Pre-Calc enclosure problem, with a parallel halfway the enclosure

[Chaim]

A person has 300 feet of fencing to make a rectangle enclose. The person wants to use some fencing to split the enclose into 2 parts with a fence parallel to 2 of the sides. What dimensions should the enclose have to have max possible area?

I was stuck on this for a while.
I thought it was like a rectangle with a line in the middle
Then did 3l + 2w = 300
Then I got lost, I tried substitution but that just cancels the 300 which leaves me with 0
I think I did it all wrong.
Can anyone help?

 

[tkhunny]

Area(l,w) = l*w

Use your fence-length formula to make it a function of a single variable.

 

[Chaim]

Area(l,w) = l*w

Use your fence-length formula to make it a function of a single variable.

Do you mean my formula?
so f(x) = 3l + 2w?
Sorry, Im confused

 

[tkhunny]

No, Why did you do that?

You have 3l+2w = 300 and I gave you Area(l,w) = l*w

Use the first to create Area(w).

l = (300-2w)/3, so Area(w) =

 

[Chaim]

No, Why did you do that?

You have 3l+2w = 300 and I gave you Area(l,w) = l*w

Use the first to create Area(w).

l = (300-2w)/3, so Area(w) =

Then l = 100 - (2/3)w
So I plug that back into the equation right?
3(100-(2/3)w) + 2w = 300
300 - (6/3)w + 2w = 300
(6/3) = 2
300 - 2w + 2w = 300
Then everything = 0?
Cause -2w + 2w cancel
and if I subtract 300 from both side, they cancel too.

 

[tkhunny]

No. Anytime you substitute into the equation you just solved, you will get this result. It is meaningless. You have not yet used the Area formula. You're just dealing with the linear measurements.

3l+2w = 300

Area(l,w) = l*w

w = (300-3l)/2

Area(l) = l*(300-3l)/2 = 150*l - (3/2)l^2

You should recognize this last form as being related to a parabola, opening downward. Find its maximum value.

 

[Chaim]

No. Anytime you substitute into the equation you just solved, you will get this result. It is meaningless. You have not yet used the Area formula. You're just dealing with the linear measurements.

3l+2w = 300

Area(l,w) = l*w

w = (300-3l)/2

Area(l) = l*(300-3l)/2 = 150*l - (3/2)l^2

You should recognize this last form as being related to a parabola, opening downward. Find its maximum value.

Oh ok thanks!
Sorry, I'm not really good at math.
So what I was thinking was (-b/2a)?
So I plugged in (-150/2(-3/2)) = 50
Then I plugged everything back in to get 75
Thanks

 

[tkhunny]

Sorry, I'm not really good at math.

Please never say or think that again. You never will succed with this attitude. Just stop and think rather than just shooting in the dark.

So what I was thinking was (-b/2a)?

What were you thinking about that? Is it applicable? What are 'a' and 'b'?

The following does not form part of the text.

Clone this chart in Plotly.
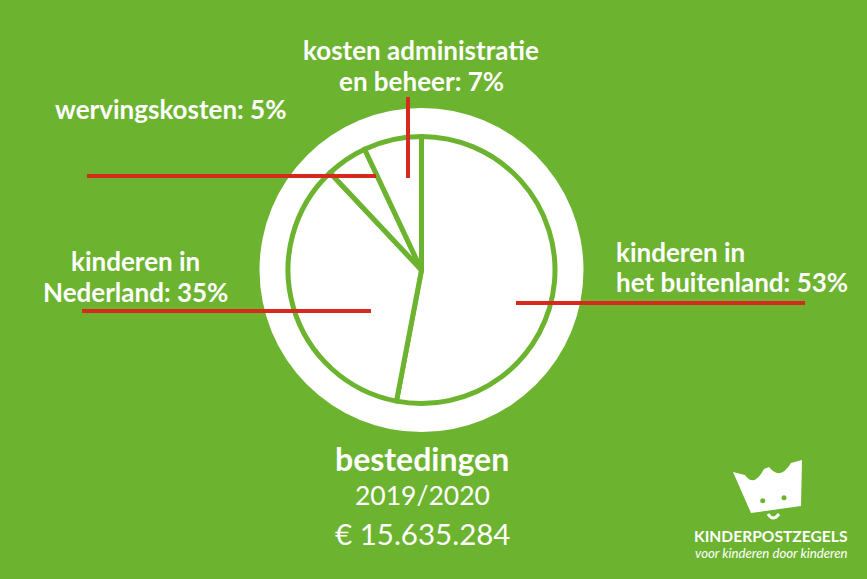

So I plugged in (-150/2(-3/2)) = 50

What is 50?

Then I plugged everything back in to get 75

What is 75?

Did you solve the problem? It's just not clear. Lay out explicitly what you have done and what you have concluded.

Be more careful with notation. It WILL help you.

 

[Chaim]

Please never say or think that again. You never will succed with this attitude. Just stop and think rather than just shooting in the dark.



What were you thinking about that? Is it applicable? What are 'a' and 'b'?



What is 50?



What is 75?

Did you solve the problem? It's just not clear. Lay out explicitly what you have done and what you have concluded.

Be more careful with notation. It WILL help you.

Oh, since I was searching for the max possible, I used the vertex formula which is (-b/2a) since the equation you got was a parabola.
So basically I just used that equation and plugged it into the vertex formula which finds the maximum/minimum point, which then I use the number resulted form the vertex formula, then plugged it back into 3l * 2w, which then lets me plug 50 into the equation, then divide everything by 2 to get w.